Beim aktuell hart umkämpften „Balkonkraftwerks-Markt“, mit dem Fokus auf Kostenoptimierung, wird diese Auflösung des Schutzziels sogar als normal bzw. richtig dargestellt. Die Frage, die sich die Nutzer und Distributoren von Energie-Erzeugungsanlagen und diese Stelle spätestens stellen sollten, ist zum einen die Haftungsfrage, aber ebenso, ob der elektrische erworbene Schutz im Eigenheim noch gegeben ist, sodass Personen nicht zu Schaden kommen können.
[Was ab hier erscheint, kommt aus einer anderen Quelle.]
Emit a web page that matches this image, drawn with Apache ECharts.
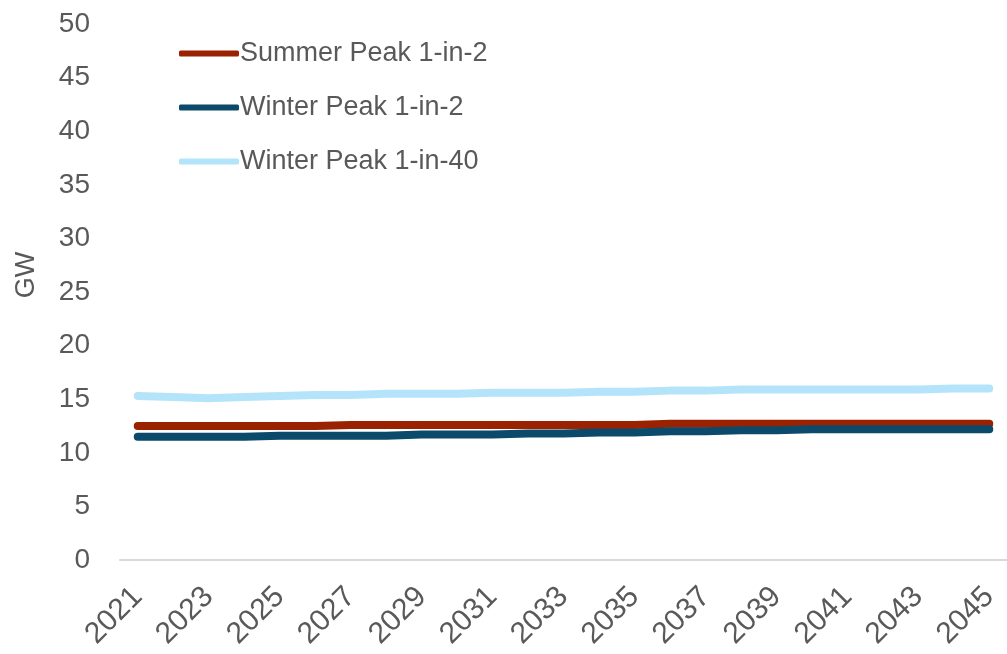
<!DOCTYPE html>
<html><head><meta charset="utf-8">
<script src="https://cdn.jsdelivr.net/npm/echarts@6/dist/echarts.min.js"></script>
<style>html,body{margin:0;padding:0;background:#fff}#c{width:1007px;height:654px}</style>
</head><body><div id="c"></div>
<script>
const years = ['2021','2022','2023','2024','2025','2026','2027','2028','2029','2030','2031','2032','2033','2034','2035','2036','2037','2038','2039','2040','2041','2042','2043','2044','2045'];
const summer1in2 = [12.5,12.5,12.5,12.5,12.5,12.5,12.6,12.6,12.6,12.6,12.6,12.6,12.6,12.6,12.6,12.7,12.7,12.7,12.7,12.7,12.7,12.7,12.7,12.7,12.7];
const winter1in2 = [11.5,11.5,11.5,11.5,11.6,11.6,11.6,11.6,11.7,11.7,11.7,11.8,11.8,11.9,11.9,12.0,12.0,12.1,12.1,12.2,12.2,12.2,12.2,12.2,12.2];
const winter1in40 = [15.3,15.2,15.1,15.2,15.3,15.4,15.4,15.5,15.5,15.5,15.6,15.6,15.6,15.7,15.7,15.8,15.8,15.9,15.9,15.9,15.9,15.9,15.9,16.0,16.0];
const seriesNames = ['Summer Peak 1-in-2','Winter Peak 1-in-2','Winter Peak 1-in-40'];
const colors = ['#9b2200','#0b4a6b','#b4e4fa'];
const font = 'Liberation Sans, Arial, sans-serif';
const chart = echarts.init(document.getElementById('c'));
chart.setOption({
  animation:false,
  color:colors,
  grid:{left:120,right:0,top:24,bottom:94,containLabel:false},
  legend:{
    orient:'vertical', left:174, top:35, itemGap:27,
    itemWidth:60, itemHeight:6, icon:'roundRect',
    textStyle:{fontFamily:font,fontSize:27,color:'#595959',padding:[0,0,0,-4]},
    data:seriesNames
  },
  xAxis:{
    type:'category', data:years, boundaryGap:true,
    axisLine:{lineStyle:{color:'#d9d9d9',width:2}},
    axisTick:{show:false},
    axisLabel:{interval:1,rotate:45,fontFamily:font,fontSize:30,color:'#595959',margin:32}
  },
  yAxis:{
    type:'value', min:0, max:50, interval:5,
    name:'GW', nameLocation:'middle', nameGap:80,
    nameTextStyle:{fontFamily:font,fontSize:27,color:'#595959',padding:[0,0,0,34]},
    axisLine:{show:false}, axisTick:{show:false}, splitLine:{show:false},
    axisLabel:{fontFamily:font,fontSize:28,color:'#595959',margin:30}
  },
  series:[
    {name:seriesNames[0],type:'line',data:summer1in2,symbol:'none',lineStyle:{width:8,cap:'round'},z:3},
    {name:seriesNames[1],type:'line',data:winter1in2,symbol:'none',lineStyle:{width:8,cap:'round'},z:4},
    {name:seriesNames[2],type:'line',data:winter1in40,symbol:'none',lineStyle:{width:8,cap:'round'},z:2}
  ]
});
</script></body></html>
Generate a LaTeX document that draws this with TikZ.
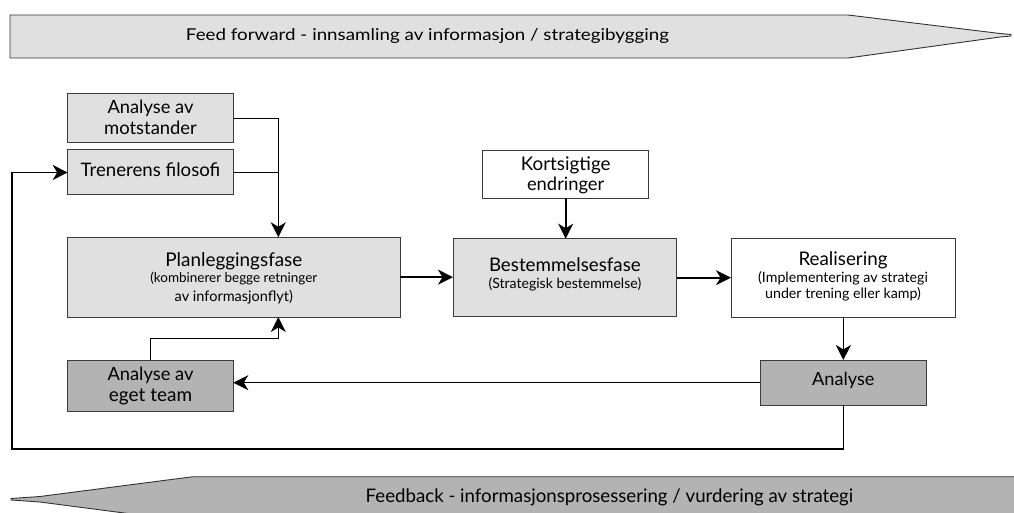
\documentclass[tikz,border=0pt]{standalone}
\usepackage{graphicx}
\usepackage{fontspec}
\setmainfont{Lato}
\newfontfamily\bandfont{Lato}[FakeStretch=1.15]
\usetikzlibrary{arrows.meta}
\definecolor{lightfill}{HTML}{E0E0E0}
\definecolor{darkfill}{HTML}{B3B3B3}
\definecolor{edge}{HTML}{3C3C3C}
% set a line of text to a given width
\newcommand\fit[2]{\resizebox{#1}{!}{#2}}
% invisible struts fixing the vertical extent of a text block
\newcommand\topstrut{\rule{0pt}{20pt}}
\newcommand\botstrut[1]{\rule[-#1pt]{0pt}{#1pt}}
\begin{document}
\begin{tikzpicture}[x=1pt,y=-1pt,
  box/.style={draw=edge, line width=1pt, rectangle, inner sep=0pt, outer sep=0pt,
    anchor=north west, align=center},
  light/.style={box, fill=lightfill},
  dark/.style={box, fill=darkfill},
  plain/.style={box, fill=white},
  band/.style={draw=black!80, line width=0.9pt},
  conn/.style={line width=1.6pt, -{Stealth[length=15pt,width=15pt,inset=4.5pt]}},
  link/.style={line width=1.6pt}]
\useasboundingbox (0,0) rectangle (1014,513);

% forward band
\filldraw[band, fill=lightfill] (10,15) -- (848,15) -- (1000,33.5) -- (1011,34.5) -- (1011,36)
  -- (1000,37) -- (848,58) -- (10,58) -- cycle;
\node[anchor=base, inner sep=0pt] (ff) at (427.5,40.7)
  {\fit{483pt}{\bandfont Feed forward - innsamling av informasjon / strategibygging}};

% feedback band
\filldraw[band, fill=darkfill] (1030,476.7) -- (193,476.7) -- (40,496.5) -- (11,498.5) -- (11,500)
  -- (40,502) -- (193,522) -- (1030,522) -- cycle;
\node[anchor=base, inner sep=0pt] (fb) at (609.5,502.3)
  {\fit{487.6pt}{Feedback - informasjonsprosessering / vurdering av strategi}};

% boxes
\node[light, minimum width=165.6pt, minimum height=45.3pt, font=\fontsize{16}{21}\selectfont]
  (mot) at (67.7,94)
  {\topstrut\fit{86pt}{Analyse av}\\ \fit{92.7pt}{motstander}\botstrut{7.8}};
\node[light, minimum width=165.6pt, minimum height=45pt, font=\fontsize{16}{21}\selectfont]
  (fil) at (67.7,150)
  {\topstrut\fit{139.7pt}{Trenerens filosofi}\botstrut{11.6}};
\node[light, minimum width=332.3pt, minimum height=79.7pt, font=\fontsize{16}{18.7}\selectfont]
  (plan) at (67.7,237.3)
  {\topstrut\fit{137pt}{Planleggingsfase}\\[-2.4pt]
   \fit{167pt}{(kombinerer begge retninger}\\
   \fit{118.3pt}{av informasjonflyt)}\botstrut{6}};
\node[plain, minimum width=166pt, minimum height=45pt, font=\fontsize{16}{20}\selectfont]
  (kort) at (482.7,150.7)
  {\topstrut\fit{89.7pt}{Kortsigtige}\\ \fit{77.3pt}{endringer}\botstrut{7.8}};
\node[light, minimum width=223.7pt, minimum height=78pt, font=\fontsize{16}{16.6}\selectfont]
  (best) at (453,238.7)
  {\topstrut\fit{151.7pt}{Bestemmelsesfase}\\
   \fit{152.7pt}{(Strategisk bestemmelse)}\botstrut{15.4}};
\node[plain, minimum width=224pt, minimum height=78.3pt, font=\fontsize{16}{16}\selectfont]
  (real) at (731,238.7)
  {\topstrut\fit{89pt}{Realisering}\\[1.3pt]
   \fit{169.7pt}{(Implementering av strategi}\\
   \fit{155.7pt}{under trening eller kamp)}\botstrut{12.4}};
\node[dark, minimum width=166.7pt, minimum height=45.3pt, font=\fontsize{16}{21}\selectfont]
  (ana) at (760,360)
  {\topstrut\fit{62.3pt}{Analyse}\botstrut{13.4}};
\node[dark, minimum width=165.6pt, minimum height=45.4pt, font=\fontsize{16}{21}\selectfont]
  (eget) at (67.7,360.3)
  {\topstrut\fit{86pt}{Analyse av}\\ \fit{83.3pt}{eget team}\botstrut{10.4}};

% connectors
\coordinate (j) at (278.3,117);
\coordinate (loop) at (11.7,449);
\draw[conn] (mot.east) -| (plan.north -| j);
\draw[link] (fil.east) -- (fil.east -| j);
\draw[conn] (plan.east) -- (plan.east -| best.west);
\draw[conn] (kort.south) -- (kort.south |- best.north);
\draw[conn] (best.east) -- (best.east -| real.west);
\draw[conn] (ana.north |- real.south) -- (ana.north);
\draw[conn] (ana.west) -- (ana.west -| eget.east);
\draw[conn] (eget.north) -- ++(0,-22) -| (plan.south -| j);
\draw[conn] (ana.south) |- (loop) |- (fil.west);
\end{tikzpicture}
\end{document}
Die über 80 Jahre andauernde Entwicklung in der deutschen Elektro-Installation führt zu einem Minimum an elektrischen Fehlern im Eigenheim und ein Höchstmaß an elektrischer Sicherheit. Im wahrsten Sinne kindersicher, und mit dem immer weiter verbreiteten FI/LS Schaltern auch mit manchmal redundantem elektrischem Personenschutz (wie auch der Berührungsschutz) zum normalen Anlagenschutz (Leitungsschutz). Lasst uns das nicht aufgeben, weil wir überstürzt ein bestimmtes Produkt einfach verfügbar machen wollen.

 

Der Autor Markus Gührs studierte Elektrotechnik in Berlin, nach einem Zwischenstopp bei einem Energieversorger, stieg er in das unabhängige Prüfen von elektrischen Geräten und Anlagen, sowie in die zugehörige Normungsarbeit am IPH-Berlin (jetzt Kema-Labs) ein. Anfang 2023 gründet er die Firma seplugs GmbH, um gemeinsam mit seinem Team, die offene Lücke im Bereich der Energie-Stecker für Haushaltsanwendungen zu schließen und damit den Weg für neue sichere Produkte in der Energieerzeugung aktiv mitzugestalten.